THE THIRD WAVE
Taken together, the nuclear family and the factory-si school formed part of a single integrated system for the preparation of young people for roles in industrial society. In this respect, too, Second Wave societies, capitalist or communist, North or South, were all alike.
IMMORTAL BEINGS
In all Second Wave societies a third institution arose that extended the social control of the first two. This was the invention known as the corporation. Until then, the typical business enterprise had been owned by an individual, a family, or a partnership. Corporations existed, but were extremely rare.
Even as late as the American Revolution, according to business historian Arthur Dewing, “no one could have concluded” that the corporation—rather than the partnership or individual proprietorship— would become the main organizational form. As recently as 1800 there were only 335 corporations in the United States, most of them devoted to such quasi-public activities as building canals or running turnpikes.
The rise of mass production changed all this. Second Wave technologies required giant pools of capital—more than a single individual or even a small group could provide. So long as proprietors or partners risked their entire personal fortunes with every investment, they were reluctant to sink their money in vast or risky ventures. To encourage them, the concept of limited liability was introduced. If a corporation collapsed, the investor stood to lose only the sum invested and no more. This innovation opened the investment floodgates.
Moreover, the corporation was treated by the courts as an “immortal being”—meaning it could outlive its original investors. This meant, in turn, that it could make very long-range plans and undertake far bigger projects than ever before.

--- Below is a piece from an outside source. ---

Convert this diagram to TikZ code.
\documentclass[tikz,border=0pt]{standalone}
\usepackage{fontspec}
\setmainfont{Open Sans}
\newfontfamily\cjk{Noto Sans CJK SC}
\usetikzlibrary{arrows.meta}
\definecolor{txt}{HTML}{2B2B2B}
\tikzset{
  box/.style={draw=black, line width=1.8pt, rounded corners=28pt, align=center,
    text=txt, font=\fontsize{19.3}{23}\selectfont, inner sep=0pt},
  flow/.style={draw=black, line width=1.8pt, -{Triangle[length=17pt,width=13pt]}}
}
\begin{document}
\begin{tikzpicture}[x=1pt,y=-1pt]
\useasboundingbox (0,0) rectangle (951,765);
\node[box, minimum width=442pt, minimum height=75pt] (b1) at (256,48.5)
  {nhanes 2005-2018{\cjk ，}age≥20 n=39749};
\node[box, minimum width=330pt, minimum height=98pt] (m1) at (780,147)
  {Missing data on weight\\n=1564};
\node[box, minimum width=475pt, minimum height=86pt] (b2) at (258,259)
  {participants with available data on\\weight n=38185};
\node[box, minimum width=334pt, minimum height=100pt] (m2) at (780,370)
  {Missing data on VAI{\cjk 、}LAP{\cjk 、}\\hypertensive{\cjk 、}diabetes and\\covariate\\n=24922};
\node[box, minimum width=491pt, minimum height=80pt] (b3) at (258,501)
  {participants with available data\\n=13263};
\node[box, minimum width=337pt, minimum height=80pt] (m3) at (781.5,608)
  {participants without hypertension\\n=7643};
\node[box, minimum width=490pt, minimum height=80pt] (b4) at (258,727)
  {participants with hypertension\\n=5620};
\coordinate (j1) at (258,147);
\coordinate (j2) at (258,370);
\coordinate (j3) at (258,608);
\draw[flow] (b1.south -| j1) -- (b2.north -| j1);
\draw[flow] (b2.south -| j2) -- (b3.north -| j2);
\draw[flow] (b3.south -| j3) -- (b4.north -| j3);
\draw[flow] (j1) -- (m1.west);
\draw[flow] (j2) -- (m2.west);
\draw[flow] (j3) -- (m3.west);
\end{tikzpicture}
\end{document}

By 1901 the world’s first billion-dollar corporation—United States Steel—appeared on the scene, a concentration of assets unimaginable in any earlier period. By 1919 there were half a dozen such behemoths. Indeed, large corporations became an in-built feature of economic life in all the industrial nations, including socialist and communist societies, where the form varied but the substance (in terms of organization) remained very much the same. Together these three—the nuclear family, the factory-style school, and the giant corporation—became the defining social institutions of all Second Wave societies.